I'm talking about the 21st of December 2012, as predicted by the Mayan calendar, which many people have been citing as a possible end-of-the-world-as-we-know-it type scenario.

Just to be clear: the Mayan calendar is a very precise dating system, evolved by the pre-historic Mayan people of Central America, which marks every solstice, every equinox, every moon cycle and every sun cycle from August 11th, 3114 BC to December 21st, 2012 AD: a range of some 5125 years

This shows the fantastic observational abilities of these stone-age people. Until the advent of modern astronomy, the Mayan calendar represented the most accurate time-keeping system known to man.

I shouldn't worry about it being the end-of-the-world, however. That end date marks the end of the calendar. It does not necessarily mark the end of time.

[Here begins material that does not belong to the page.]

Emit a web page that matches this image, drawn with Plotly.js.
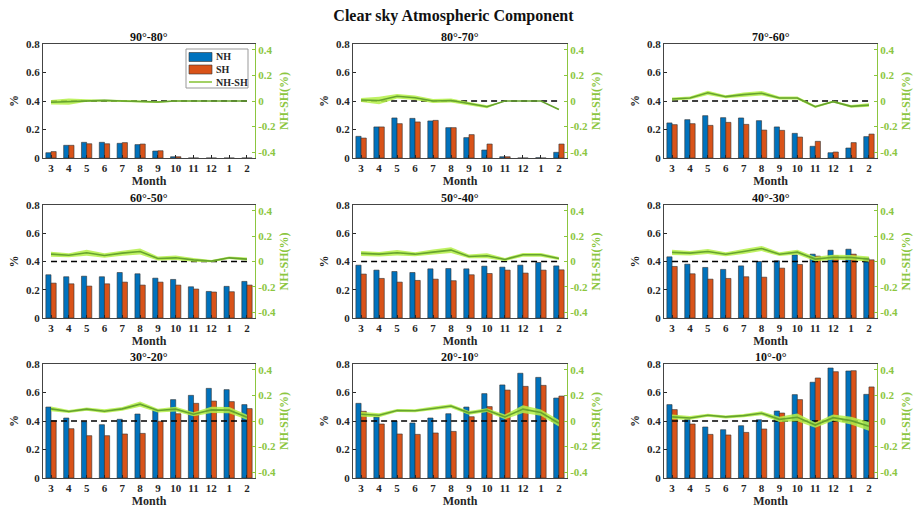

The Mayans say nothing about what happens next. That still remains in the realms of speculation.

Two More Ends of the World

I myself have observed a number of different ends-of-the-world in my life.

One of them was 1984, the year marked by George Orwell in his book of the same name. That was indeed a very eventful year, in which the National Union of Mineworkers took on the Thatcher government in the UK, and there were running battles in the streets.

But it was not the end-of-the-world, nor anything like the author had predicted. This is not really surprising, since the name of the book was a reference to the year the book was written: 1948. He simply reversed the numbers.

Many of Orwell's predictions have since come true, however. Like the screen in the corner of your room which orders your life and offers entertainment while at the same time keeping a tab on your thoughts. He called it a "telescreen". We call it a computer.

The next end-of-the-world after that was 1994, when the comet Haille Bop broke up and several pieces slammed into the planet Jupiter. One particular mystical-magical sect committed mass suicide. This seemed an illogical act to me. The end of the world means we're all going to die anyway, so why pre-empt it? Personally I'm glad I kept my options open and stayed alive.

Two ends-of-the-world in quick succession

1999 was a very busy year for ends-of-the-world, since there was two in quick succession. The first was in July, when Nostradamus had predicted that a comet would hit the Earth, and the second was in August when there was a solar eclipse, which some people said was the one predicted in The Revelation of St. John in the Bible.

When Nostradamus' comet failed to materialise some of his apologists said that we had all misunderstood him. What Nostradamus was really predicting was the film, Deep Impact, which came out that year, and was about a comet hitting the Earth.

Nostradamus had indeed predicted the future, they said, but only a cinematic one.

Meanwhile the eclipse took place at eleven minutes past eleven on the eleventh of August. That‘s 11.11 11/8, which certainly sounds auspicious: until you get to the last number that is. Had it happened in November it might have made more sense.

The problem with looking at things this way is that it is very parochial. The eclipse swept over the planet in a dark wave, but it happened at 11.11 only in one place. That was a small patch of land somewhere in Cornwall. So maybe Cornwall had an end-of-the-world, while the rest of us were let off for the time being.

Also eclipses are fairly common on a planetary scale, so if they really predicted the end-of-the-world we would be having one about every three or four years.

As for the 21st December 2012, shall I tell you what I will be doing?

I will be sitting with some friends raising a few glasses to the future.

After all, if it does turn out to be the real end-of-the-world, I might as well be in good company while it's happening.

At least we won't have to worry about the hangover.

And if we do get a hangover, at least then we won't have to worry about the end of the world.